Nós éramos lobisomens juvenis



“E a Legião que chega através dos becos escuros de duas casas transcende o tempo, e me faz entender porque isto era importante para você. Talvez se eu soubesse disso acerca de 10 anos atrás teria atravessado o muro mais cedo, sem esperar que o som se revelasse cinco anos depois.” (Allyne A.).  

Ah! Se o meu caso de amor com Legião Urbana tivesse começado mais cedo, eu juro, teria mais assunto para debater com o André.
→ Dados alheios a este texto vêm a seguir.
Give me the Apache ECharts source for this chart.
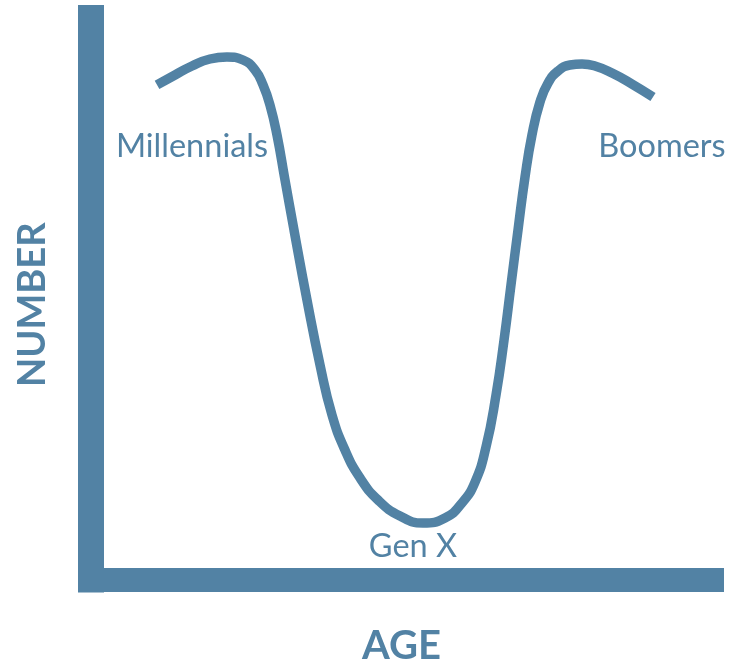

Mas a coisa não foi tão simples, porque quanto mais a ouvia mais a abusava, mais queria banir aqueles versos depressivos do meu repertorio, e esquecia boa parte da inspiração...

Pois eram duas casas, uma comercial e outra residencial quente e abafada. Tudo que acontecia na primeira sussurrava na segunda, até as frases mais silenciosas e juras de raiva. Com o campus universitário à frente, ruas ao meio. Talvez fossem 2002 ou 2004, já não lembro mais. O campus incendiava de jovens na faixa dos 20 e 30 anos, filhos da geração 70/80 embalados pelas descargas elétricas dos meados de 90. Eu não entendia direito aonde me encaixava, ainda estava no colégio e fazia pouco caso disso tudo. Acho que deveria ser assim.   
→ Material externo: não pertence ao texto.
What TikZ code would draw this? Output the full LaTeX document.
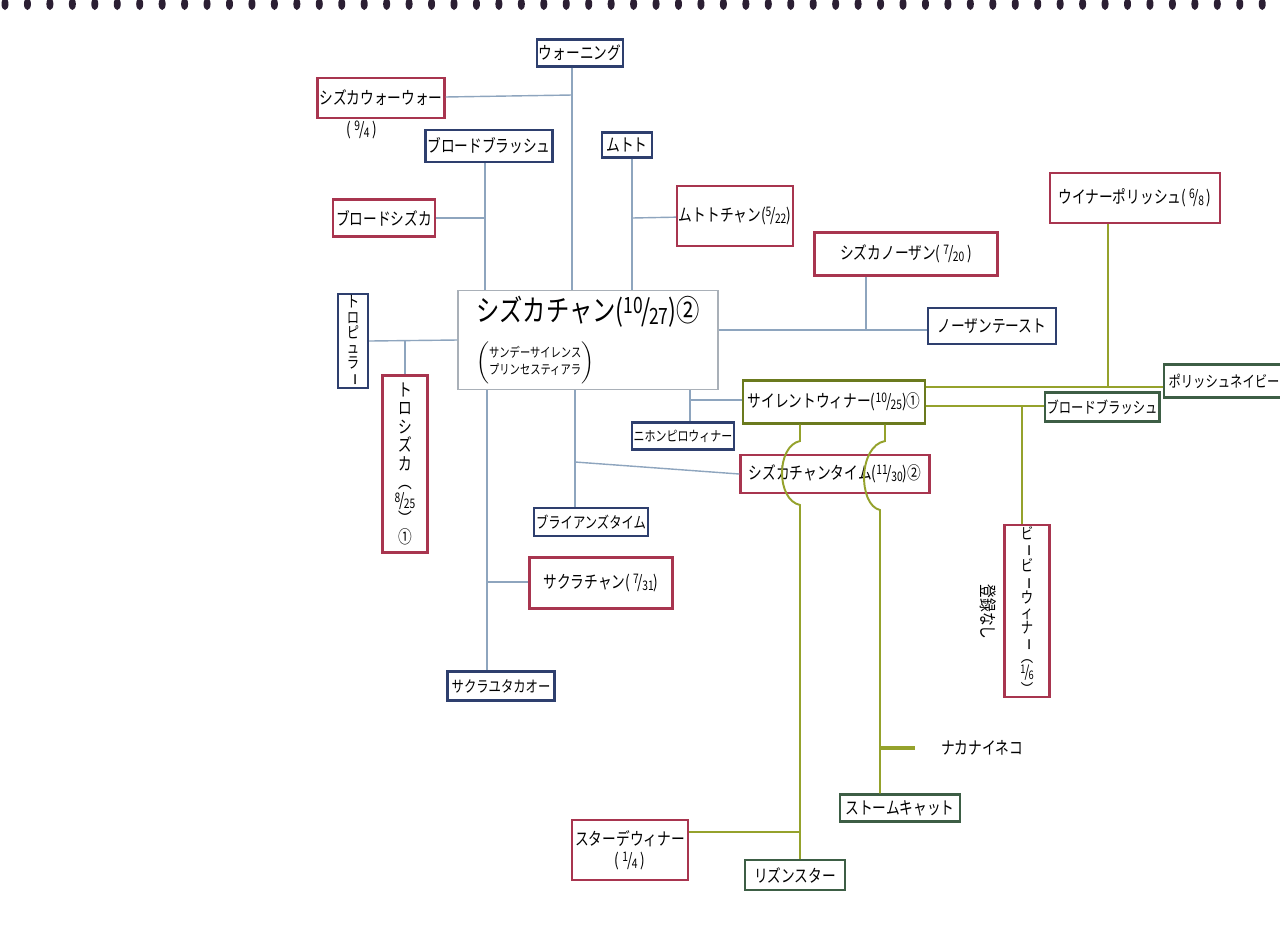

Mas na lanchonete ao lado vendiam confetes de chocolate e sorvete de morango. Sair de casa a tarde era um parto, mas valia a dor por estes dois motivos. Você estava lá, em meio a apostilas de história e políticas públicas, com o semblante tranquilo, como se nada fosse melhor que aquilo tudo, enquanto Renato se desmanchava em “Pais e filhos”. Você perdido em folhas de papel e eu achando aquilo besteira total, mas ele puxou assunto e também ouvia Kid Abelha, nós trocávamos palavras, e nos tornamos conhecidos.    

No entanto, você foi trabalhar com a minha mãe, e lá vocês afinaram suas fronteiras musicais, enquanto eu já não achava idiotice certa coisas, como gritar “eu te amo” e dedilhar de guitarras. Comecei a mudar, ouvir novos cd’s e a assistir coisas novas, você se tornava musicalmente mais próximo. Eu caminhava para me tornar roqueira, graças a você, enquanto você estava mais perto de se formar, mas agora éramos paralelos que se encontravam na sala de trabalho e pelas ruas do campus, sem conversas mole de lanchonete. Minha paixão por tecnologia nascia aqui também, e os celulares e msn’s começavam a dominar o cenário das conversas normais. Eu custei admitir, mas você me influenciou.

Você sorriu para mim uma semana depois de ter me entregado a coletânea “Rock Brasil”, era o museu de arte, história e filosofia na escola, e eu estava com as mãos lotadas de artigos antigos, como discos e revistas. Você atravessava a esquina, e me sorria com um tranquilo “boa tarde” e nada mais, seguiu seu caminho. Eu não posso dizer que senti alguma coisa, um mau pressentimento ou azar, mas antes do fim do mês você se foi e aquela visão foi uma das ultimas que me restou.

Sabe, eu já não ouvia Legião, porque o sofrimento dela se tornava o meu. Como pode um jovem como você ir embora tão cedo? Não, eu não admitia. E ouvir os caras, só me lembrava do quanto você era especial e acreditava neles. Silenciei meus ouvidos por alguns anos quanto a ela, mas a vida me trouxe outros garotos como você, e eles tinham o mesmo olhar e os mesmos sonhos e aquilo reascendeu algo, algo bom.

Hoje, continuou a alimentar a minha coleção de discos raros, pois fiz como você me ensinou. Mas voltar a ouvir Legião Urbana é algo novo, é outra perspectiva. É como se a cada verso você sorrisse do outro lado da rua, e estivesse feliz. Eu acredito nisso e agora posso entender porque aquilo era tão importante para você. Mas voltar a gostar de motos, isso nunca mais.

Por isso, obrigada André.   
“Não digo nada, espero o vendaval passar
Por enquanto eu não sei
O que você me falou me fez rir e pensar
Porque estou tão preocupado
Por estar tão preocupado assim?”

(Eu era um lobisomem juvenil* – Legião Urbana).


P.S: Texto baseado em fatos reais. Boa semana para vocês!

P.s.2: André veio a falecer em novembro de 2006, por consequência de um acidente de moto. 

1 comentários:

Érica Ferro disse...

Esse post foi lindo, Allyne. Com sua carga de tristeza, mas lindo. Que bom que o seu amigo deixou esse amor pela música, pelo rock, pela Legião.

Isso é algo que não dá pra esquecer!